What does the system need to know to be genuinely useful? This is a context architecture question. Models are only as intelligent as the context they are given. Designing the context pipeline, what information flows in, at what points, with what structure, is as important as anything else.

What is the system authorised to do without asking? This is a trust boundary question. Clear scope is not a limitation on AI capability. It is the precondition for trusting it. A system with undefined scope is a system nobody will depend on.

What happens when it goes wrong? This is a failure mode question, and it should be asked early. Not because AI systems fail constantly, well-scoped ones do not, but because the answers shape the architecture. Recoverable failures require different designs than catastrophic ones. Knowing the failure modes in advance allows you to build in the right safeguards.

How does the system improve over time? Infrastructure should get better the more it is used. That requires feedback loops, which require deliberate design. What signals tell the system it did well?
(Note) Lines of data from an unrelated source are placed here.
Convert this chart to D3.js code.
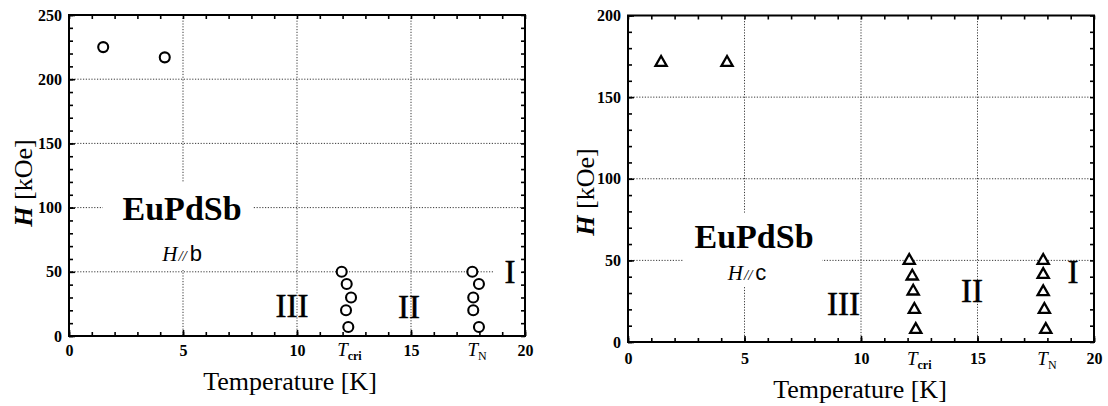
<!DOCTYPE html>
<html>
<head>
<meta charset="utf-8">
<script src="https://cdn.jsdelivr.net/npm/d3@7"></script>
<style>
  body { margin: 0; background: #fff; }
  svg { display: block; }
  .grid line { stroke: #222; stroke-width: 0.9; stroke-dasharray: 1.2, 1.6; }
  .tick line { stroke: #000; stroke-width: 1.6; }
  text { font-family: 'Liberation Serif', 'Times New Roman', Times, serif; fill: #000; }
</style>
</head>
<body>
<svg id="chart" width="1108" height="406"></svg>
<script>
// axis ticks
const xTicks = [0, 5, 10, 15, 20];
const yTicksB = [0, 50, 100, 150, 200, 250];
const yTicksC = [0, 50, 100, 150, 200];

// H // b : circles (temperature K, field kOe)
const tempB = [1.5, 4.2, 11.96, 12.18, 12.37, 12.15, 12.25, 17.69, 17.98, 17.73, 17.73, 17.98];
const fieldB = [225, 217, 50, 40.5, 30, 20, 7, 50, 40.5, 30, 20, 7];

// H // c : triangles
const tempC = [1.42, 4.25, 12.07, 12.2, 12.24, 12.29, 12.35, 17.82, 17.82, 17.82, 17.87, 17.93];
const fieldC = [172, 172, 50.7, 41.1, 31.9, 20.7, 8.4, 50.7, 42.1, 31.5, 20.7, 8.4];

const regionNames = ['III', 'II', 'I'];
const compound = 'EuPdSb';

const svg = d3.select('#chart');

const panels = [
  {
    left: 69, right: 525, top: 15, bottom: 336, yMax: 250, yTicks: yTicksB,
    temps: tempB, fields: fieldB, marker: 'circle', dir: 'b',
    xPad: 9, yPad: 7,
    name: [4.96, 90.3], dirPos: [4.96, 58.4],
    regions: [[9.78, 14.8], [14.91, 14], [19.34, 41.3]],
    tcri: [12.3, 356], tn: [17.9, 356],
    yTitle: [32, 183], xTitle: [290, 390],
    // white boxes behind the labels, in data units [t0, t1, h0, h1]
    masks: [[1.49, 8.07, 51.4, 119.2], [18.6, 19.85, 36, 63]]
  },
  {
    left: 628, right: 1094, top: 15.5, bottom: 342, yMax: 200, yTicks: yTicksC,
    temps: tempC, fields: fieldC, marker: 'triangle', dir: 'c',
    xPad: 11, yPad: 7,
    name: [5.41, 57.7], dirPos: [5.11, 38],
    regions: [[9.25, 16.6], [14.76, 24.5], [19.1, 36.2]],
    tcri: [12.5, 365], tn: [17.98, 365],
    yTitle: [594, 192], xTitle: [860, 398],
    masks: [[2.36, 8.33, 33.7, 79.1]]
  }
];

function styleLabels(sel) {
  sel.select('.domain').remove();
  sel.attr('font-family', null).attr('font-size', null);
  sel.selectAll('text')
    .style('font-size', '16px')
    .style('font-weight', 'bold');
}

function drawPanel(p) {
  const x = d3.scaleLinear().domain([0, 20]).range([p.left, p.right]);
  const y = d3.scaleLinear().domain([0, p.yMax]).range([p.bottom, p.top]);
  const g = svg.append('g');

  // dotted grid
  const grid = g.append('g').attr('class', 'grid');
  grid.selectAll('line.v')
    .data(xTicks.slice(1, -1))
    .join('line')
    .attr('class', 'v')
    .attr('x1', d => x(d)).attr('x2', d => x(d))
    .attr('y1', p.top).attr('y2', p.bottom);
  grid.selectAll('line.h')
    .data(p.yTicks.slice(1, -1))
    .join('line')
    .attr('class', 'h')
    .attr('x1', p.left).attr('x2', p.right)
    .attr('y1', d => y(d)).attr('y2', d => y(d));

  g.selectAll('rect.mask')
    .data(p.masks)
    .join('rect')
    .attr('class', 'mask')
    .attr('x', d => x(d[0]))
    .attr('width', d => x(d[1]) - x(d[0]))
    .attr('y', d => y(d[3]))
    .attr('height', d => y(d[2]) - y(d[3]))
    .attr('fill', '#fff');

  // inward ticks on all four sides
  const minorX = d3.range(0, 21, 1);
  const minorY = d3.range(0, p.yMax + 1, 10);

  g.append('g')
    .attr('transform', `translate(0,${p.bottom})`)
    .call(d3.axisBottom(x).tickValues(minorX).tickFormat('').tickSize(-4))
    .call(styleLabels);
  g.append('g')
    .attr('transform', `translate(0,${p.bottom})`)
    .call(d3.axisBottom(x).tickValues(xTicks).tickSize(-6).tickPadding(p.xPad).tickFormat(d3.format('d')))
    .call(styleLabels);
  g.append('g')
    .attr('transform', `translate(0,${p.top})`)
    .call(d3.axisTop(x).tickValues(minorX).tickFormat('').tickSize(-4))
    .call(styleLabels);

  g.append('g')
    .attr('transform', `translate(${p.left},0)`)
    .call(d3.axisLeft(y).tickValues(minorY).tickFormat('').tickSize(-4))
    .call(styleLabels);
  g.append('g')
    .attr('transform', `translate(${p.left},0)`)
    .call(d3.axisLeft(y).tickValues(p.yTicks).tickSize(-6).tickPadding(p.yPad).tickFormat(d3.format('d')))
    .call(styleLabels);
  g.append('g')
    .attr('transform', `translate(${p.right},0)`)
    .call(d3.axisRight(y).tickValues(minorY).tickFormat('').tickSize(-4))
    .call(styleLabels);

  // frame
  g.append('rect')
    .attr('x', p.left).attr('y', p.top)
    .attr('width', p.right - p.left).attr('height', p.bottom - p.top)
    .attr('fill', 'none').attr('stroke', '#000').attr('stroke-width', 2);

  // markers
  const pts = p.temps.map((t, i) => ({ t, h: p.fields[i] }));
  if (p.marker === 'circle') {
    g.selectAll('circle.pt')
      .data(pts)
      .join('circle')
      .attr('class', 'pt')
      .attr('cx', d => x(d.t))
      .attr('cy', d => y(d.h))
      .attr('r', 5)
      .attr('fill', '#fff')
      .attr('stroke', '#000')
      .attr('stroke-width', 2.1);
  } else {
    g.selectAll('path.pt')
      .data(pts)
      .join('path')
      .attr('class', 'pt')
      .attr('transform', d => `translate(${x(d.t)},${y(d.h)})`)
      .attr('d', 'M0,-5.2L5.6,4.6L-5.6,4.6Z')
      .attr('fill', '#fff')
      .attr('stroke', '#000')
      .attr('stroke-width', 2.3)
      .attr('stroke-linejoin', 'miter');
  }

  // compound and field direction
  g.append('text')
    .attr('x', x(p.name[0])).attr('y', y(p.name[1]))
    .attr('text-anchor', 'middle')
    .style('font-size', '34px').style('font-weight', 'bold')
    .text(compound);

  const dt = g.append('text')
    .attr('x', x(p.dirPos[0])).attr('y', y(p.dirPos[1]))
    .attr('text-anchor', 'middle')
    .style('font-size', '21px');
  dt.append('tspan').style('font-style', 'italic').text('H');
  dt.append('tspan').attr('dx', 1).style('font-style', 'italic').style('font-size', '15px').text('//');
  dt.append('tspan').attr('dx', 3).style('font-family', "'Liberation Sans', Arial, sans-serif").style('font-size', '22px').text(p.dir);

  // phase regions
  g.selectAll('text.region')
    .data(p.regions)
    .join('text')
    .attr('class', 'region')
    .attr('x', d => x(d[0])).attr('y', d => y(d[1]))
    .attr('text-anchor', 'middle')
    .style('font-size', '33px')
    .attr('stroke', '#000').attr('stroke-width', 0.5)
    .text((d, i) => regionNames[i]);

  // T_cri and T_N markers under the axis
  const tc = g.append('text')
    .attr('x', x(p.tcri[0])).attr('y', p.tcri[1])
    .attr('text-anchor', 'middle')
    .style('font-size', '19px');
  tc.append('tspan').style('font-style', 'italic').text('T');
  tc.append('tspan').attr('dy', 4).style('font-size', '12px').style('font-weight', 'bold').text('cri');

  const tn = g.append('text')
    .attr('x', x(p.tn[0])).attr('y', p.tn[1])
    .attr('text-anchor', 'middle')
    .style('font-size', '19px');
  tn.append('tspan').style('font-style', 'italic').text('T');
  tn.append('tspan').attr('dy', 4).style('font-size', '12px').text('N');

  // axis titles
  const yt = g.append('text')
    .attr('transform', `translate(${p.yTitle[0]},${p.yTitle[1]}) rotate(-90)`)
    .attr('text-anchor', 'middle')
    .style('font-size', '26px');
  yt.append('tspan').style('font-style', 'italic').style('font-weight', 'bold').text('H');
  yt.append('tspan').text(' [kOe]');

  g.append('text')
    .attr('x', p.xTitle[0]).attr('y', p.xTitle[1])
    .attr('text-anchor', 'middle')
    .style('font-size', '26px')
    .text('Temperature [K]');
}

panels.forEach(drawPanel);
</script>
</body>
</html>
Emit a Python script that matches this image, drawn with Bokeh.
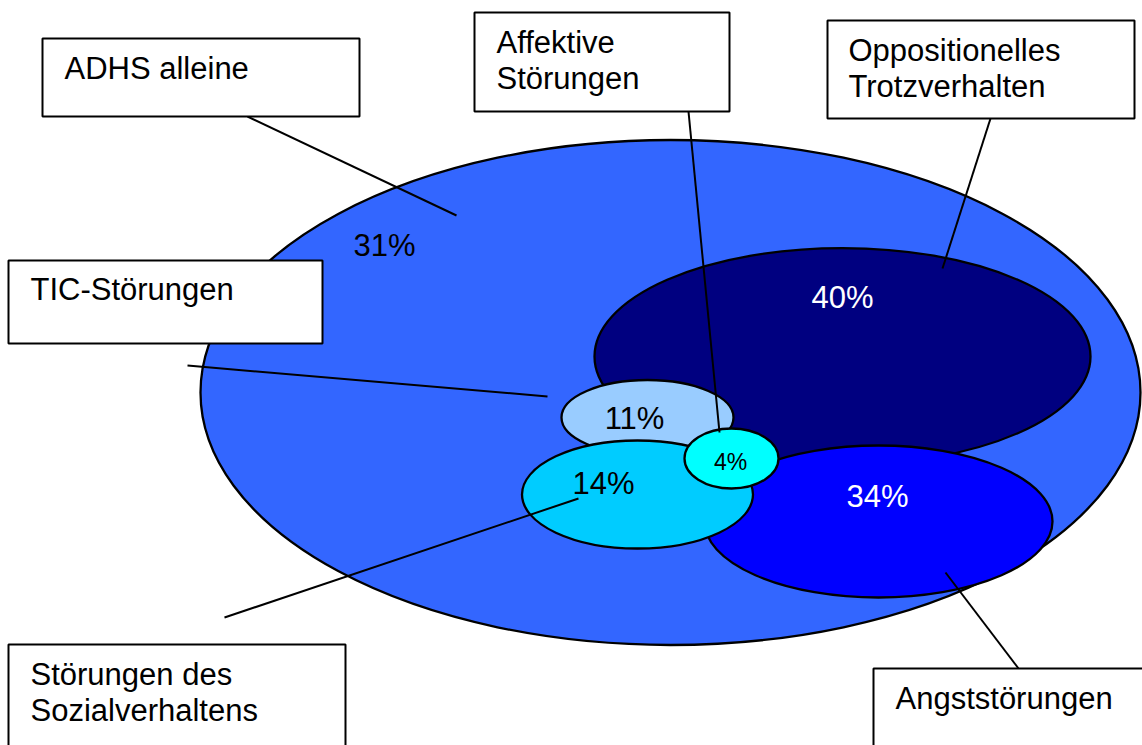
from bokeh.plotting import figure
from bokeh.models import Range1d
from bokeh.core.properties import value
from bokeh.embed import file_html
from bokeh.resources import INLINE

# ---- data ----
categories = ["ADHS alleine", "Oppositionelles Trotzverhalten", "Angststörungen",
              "TIC-Störungen", "Störungen des Sozialverhaltens", "Affektive Störungen"]
percents = [31, 40, 34, 11, 14, 4]
label_lines = [["ADHS alleine"], ["Oppositionelles", "Trotzverhalten"], ["Angststörungen"],
               ["TIC-Störungen"], ["Störungen des", "Sozialverhaltens"], ["Affektive", "Störungen"]]

# ---- layout (pixel coordinates, y downwards) ----
ell_x = [670, 842, 878, 647, 637, 731]
ell_y = [392, 356, 521, 417, 494, 458]
ell_w = [940, 496, 348, 172, 231, 94]
ell_h = [505, 217, 152, 75, 108, 60]
ell_color = ["#3366FF", "#000080", "#0000FF", "#99CCFF", "#00CCFF", "#00FFFF"]
pct_x = [384, 842, 877, 634, 603, 730]
pct_y = [245, 297, 496, 418, 483, 461]
pct_color = ["black", "white", "white", "black", "black", "black"]
pct_size = ["31px", "31px", "31px", "31px", "31px", "23px"]

box_l = [42, 827, 873, 8, 8, 474]
box_r = [359, 1134, 1160, 322, 345, 729]
box_t = [38, 20, 668, 260, 644, 12]
box_b = [116, 118, 760, 343, 760, 111]
txt_x = [64, 848, 895, 30, 30, 496]
txt_y0 = [68, 50, 698, 289, 674, 42]
line_step = 36

lead_x0 = [247, 990, 1018, 187, 224, 688]
lead_y0 = [116, 118, 668, 365, 617, 111]
lead_x1 = [456, 942, 945, 547, 578, 719]
lead_y1 = [215, 268, 572, 396, 498, 432]

W, H = 1142, 745
p = figure(width=W, height=H, output_backend="svg", toolbar_location=None,
           x_range=Range1d(0, W), y_range=Range1d(H, 0), min_border=0)
p.axis.visible = False
p.grid.visible = False
p.outline_line_color = None
p.background_fill_color = "white"
p.border_fill_color = "white"

# ellipses
for i in range(len(percents)):
    p.ellipse(x=[ell_x[i]], y=[ell_y[i]], width=[ell_w[i]], height=[ell_h[i]],
              fill_color=ell_color[i], line_color="black", line_width=2.3)

# percentage labels
for i in range(len(percents)):
    p.text(x=[pct_x[i]], y=[pct_y[i]], text=[f"{percents[i]}%"],
           text_color=pct_color[i], text_font=value("Liberation Sans"),
           text_font_size=pct_size[i], text_align="center", text_baseline="alphabetic")

# leader lines
p.segment(x0=lead_x0, y0=lead_y0, x1=lead_x1, y1=lead_y1, line_color="black", line_width=2)

# label boxes
p.quad(left=box_l, right=box_r, top=box_t, bottom=box_b,
       fill_color="white", line_color="black", line_width=2)

for i, lines in enumerate(label_lines):
    for j, ln in enumerate(lines):
        p.text(x=[txt_x[i]], y=[txt_y0[i] + j * line_step], text=[ln],
               text_color="black", text_font=value("Liberation Sans"),
               text_font_size="31px", text_align="left", text_baseline="alphabetic")

open("out.html", "w").write(file_html(p, INLINE))
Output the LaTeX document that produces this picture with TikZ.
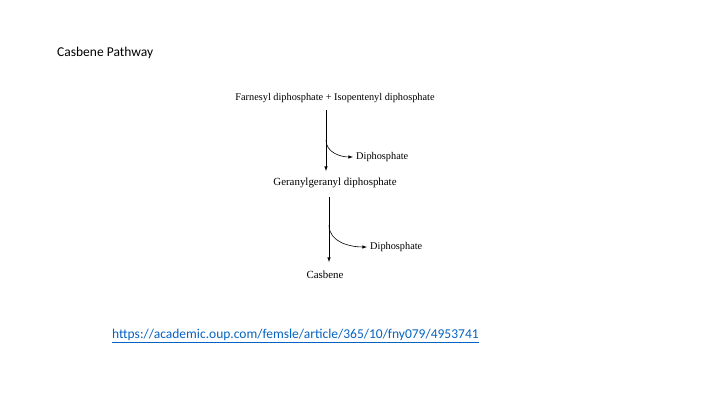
\documentclass[tikz,border=0pt]{standalone}
\usepackage{fontspec}
\setmainfont{Liberation Serif}
\newfontfamily\slidefont{Carlito}
\usetikzlibrary{arrows,calc,positioning}
\definecolor{linkblue}{RGB}{5,99,193}

\begin{document}
\begin{tikzpicture}[x=1pt,y=-1pt,
	chem/.style={inner sep=0pt,font=\fontsize{10.3}{12}\selectfont},
	slide/.style={inner sep=0pt,anchor=west,font=\slidefont\fontsize{13.5}{16}\selectfont},
	rxn/.style={-latex,line width=0.6pt}]
	\useasboundingbox (0,0) rectangle (720,405);

	\node[slide] at (57,53) (title) {Casbene Pathway};

	\node[chem] at (335,98) (fpp) {Farnesyl diphosphate + Isopentenyl diphosphate};
	\node[chem,font=\fontsize{10.9}{13}\selectfont] at (335,183) (ggpp) {Geranylgeranyl diphosphate};
	\node[chem,font=\fontsize{10.9}{13}\selectfont] at (325,275) (casb) {Casbene};
	\node[chem,anchor=west] at (356,157) (dp1) {Diphosphate};
	\node[chem,anchor=west] at (370,247) (dp2) {Diphosphate};

	\coordinate (s1) at (326,110);
	\coordinate (b1) at (326,140);
	\coordinate (e1) at (326,171);
	\coordinate (s2) at (329,197);
	\coordinate (b2) at (329,225);
	\coordinate (e2) at (329,262);

	\draw[rxn] (s1) -- (e1);
	\draw[rxn] (b1) to[out=-90,in=180] ($(dp1.west)+(-3,0)$);
	\draw[rxn] (s2) -- (e2);
	\draw[rxn] (b2) to[out=-90,in=180] ($(dp2.west)+(-3,0)$);

	\node[slide,text=linkblue] at (112,336) (url) {\underline{https://academic.oup.com/femsle/article/365/10/fny079/4953741}};
\end{tikzpicture}
\end{document}
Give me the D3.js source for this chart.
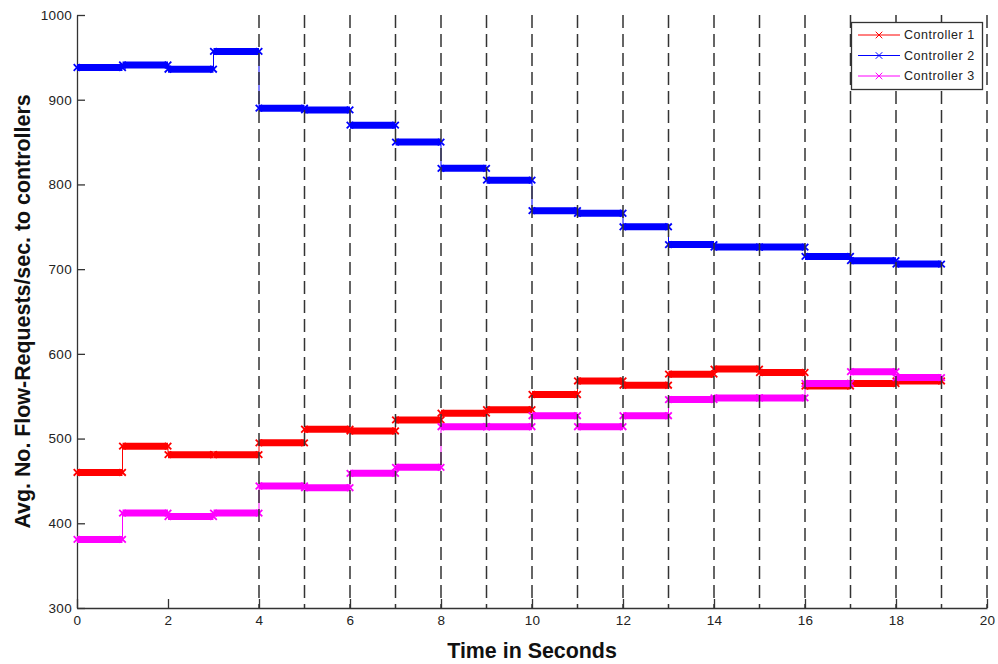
<!DOCTYPE html>
<html>
<head>
<meta charset="utf-8">
<script src="https://cdn.jsdelivr.net/npm/d3@7/dist/d3.min.js"></script>
<style>
  html, body { margin: 0; padding: 0; background: #fff; }
  svg { display: block; font-family: "Liberation Sans", Arial, Helvetica, sans-serif; }
</style>
</head>
<body>
<svg id="chart" width="998" height="664"></svg>
<script>
// Start of each one-second interval (seconds)
const intervalStarts = [0, 1, 2, 3, 4, 5, 6, 7, 8, 9, 10, 11, 12, 13, 14, 15, 16, 17, 18];
// Average flow-requests per second seen by each controller in each interval
const controller1 = [460, 491, 481, 481, 495, 511, 509, 522, 530, 534, 552, 568, 563, 576, 582, 578, 562, 565, 568];
const controller2 = [938, 941, 936, 957, 890, 888, 870, 850, 819, 805, 769, 766, 750, 729, 726, 726, 715, 710, 706];
const controller3 = [381, 412, 408, 412, 444, 442, 459, 466, 514, 514, 527, 514, 527, 546, 548, 548, 565, 579, 572];
const seriesNames = ["Controller 1", "Controller 2", "Controller 3"];
const seriesColors = ["#ff0000", "#0000ff", "#ff00ff"];
// Axis ticks and the dashed marker lines (seconds)
const xTicks = [0, 2, 4, 6, 8, 10, 12, 14, 16, 18, 20];
const yTicks = [300, 400, 500, 600, 700, 800, 900, 1000];
const markerTimes = [4, 5, 6, 7, 8, 9, 10, 11, 12, 13, 14, 15, 16, 17, 18, 19, 20];

const svg = d3.select("#chart");
const plotLeft = 77, plotRight = 987, plotTop = 15, plotBottom = 608;
const x = d3.scaleLinear().domain([0, 20]).range([plotLeft, plotRight]);
const y = d3.scaleLinear().domain([300, 1000]).range([plotBottom, plotTop]);
const axisColor = "#333";

// Axes (ticks point inward, no box)
const xAxis = svg.append("g")
  .attr("transform", `translate(0,${plotBottom})`)
  .call(d3.axisBottom(x).tickValues(xTicks).tickFormat(d3.format("d"))
    .tickSize(-9).tickPadding(7).tickSizeOuter(0));
const yAxis = svg.append("g")
  .attr("transform", `translate(${plotLeft},0)`)
  .call(d3.axisLeft(y).tickValues(yTicks).tickFormat(d3.format("d"))
    .tickSize(-8).tickPadding(5).tickSizeOuter(0));
[xAxis, yAxis].forEach(g => {
  g.select(".domain").attr("stroke", axisColor).attr("stroke-width", 1.3);
  g.selectAll(".tick line").attr("stroke", axisColor).attr("stroke-width", 1.3);
  g.selectAll(".tick text").attr("fill", "#222").style("font-size", "13.5px")
    .style("font-family", "'Liberation Sans', Arial, sans-serif")
    .style("letter-spacing", "0.3px");
});
xAxis.selectAll(".tick text").attr("dy", "0.71em");

const seriesData = [controller1, controller2, controller3].map((vals, i) => ({
  name: seriesNames[i],
  color: seriesColors[i],
  points: intervalStarts.map((t, k) => ({ t0: t, t1: t + 1, v: vals[k] }))
}));

const stepLine = d3.line().x(d => x(d[0])).y(d => y(d[1])).curve(d3.curveStepAfter);
const xMarker = d3.symbol().type(d3.symbolX).size(30);

const gSeries = svg.append("g");
seriesData.forEach(s => {
  const g = gSeries.append("g");
  // thin connectors between consecutive levels
  const pts = s.points.map(p => [p.t0, p.v]);
  const last = s.points[s.points.length - 1];
  pts.push([last.t1, last.v]);
  g.append("path")
    .attr("d", stepLine(pts))
    .attr("fill", "none")
    .attr("stroke", s.color)
    .attr("stroke-width", 1);
  // thick level bars
  g.selectAll("line.level").data(s.points).join("line")
    .attr("class", "level")
    .attr("x1", d => x(d.t0)).attr("x2", d => x(d.t1))
    .attr("y1", d => y(d.v)).attr("y2", d => y(d.v))
    .attr("stroke", s.color)
    .attr("stroke-width", 7);
  // x markers at both ends of each level
  const ends = s.points.flatMap(d => [[d.t0, d.v], [d.t1, d.v]]);
  g.selectAll("path.mk").data(ends).join("path")
    .attr("class", "mk")
    .attr("d", xMarker)
    .attr("transform", d => `translate(${x(d[0])},${y(d[1])})`)
    .attr("fill", "none")
    .attr("stroke", s.color)
    .attr("stroke-width", 1.8);
});

// Dashed vertical marker lines
svg.append("g").selectAll("line").data(markerTimes).join("line")
  .attr("x1", d => x(d)).attr("x2", d => x(d))
  .attr("y1", y(1000)).attr("y2", y(300))
  .attr("stroke", axisColor)
  .attr("stroke-width", 1.5)
  .attr("stroke-dasharray", "13,6");

// Axis titles
svg.append("text")
  .attr("x", (plotLeft + plotRight) / 2).attr("y", 658)
  .attr("text-anchor", "middle")
  .style("font-size", "21.4px").style("font-weight", "bold").attr("fill", "#111")
  .text("Time in Seconds");
svg.append("text")
  .attr("transform", `translate(30,${(plotTop + plotBottom) / 2}) rotate(-90)`)
  .attr("text-anchor", "middle")
  .style("font-size", "21.4px").style("font-weight", "bold").attr("fill", "#111")
  .text("Avg. No. Flow-Requests/sec. to controllers");

// Legend
const legend = svg.append("g");
legend.append("rect")
  .attr("x", 851.5).attr("y", 22.5).attr("width", 131).attr("height", 67)
  .attr("fill", "#fff").attr("stroke", axisColor).attr("stroke-width", 1.3);
seriesData.forEach((s, i) => {
  const ly = 35 + i * 20.5;
  legend.append("line")
    .attr("x1", 858).attr("x2", 900).attr("y1", ly).attr("y2", ly)
    .attr("stroke", s.color).attr("stroke-width", 1);
  legend.append("path")
    .attr("d", d3.symbol().type(d3.symbolX).size(30)())
    .attr("transform", `translate(879,${ly})`)
    .attr("fill", "none").attr("stroke", s.color).attr("stroke-width", 1);
  legend.append("text")
    .attr("x", 904).attr("y", ly).attr("dy", "0.35em")
    .style("font-size", "12.5px").attr("fill", "#222")
    .style("letter-spacing", "0.5px")
    .text(s.name);
});
</script>
</body>
</html>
What signals tell it something went wrong? Who sees those signals, and what happens as a result?

These are not glamorous questions. They do not generate press releases. But they are the questions that separate AI as infrastructure from AI as an interesting experiment.

The longer bet

The organisations that will find themselves with durable advantage from AI are not the ones who moved fastest in late 2022. They are the ones who started asking operational questions in early 2023 while everyone else was still distracted by the demos.

The capability is remarkable. Nobody should understate that. But remarkable capability plus poor architecture produces chaos at scale. The same capability, embedded deliberately inside well-designed systems, produces something that compounds over time.

That is the bet worth making: not on the model, but on the architecture around it. The model will change. The architecture, if it is well designed, is what persists.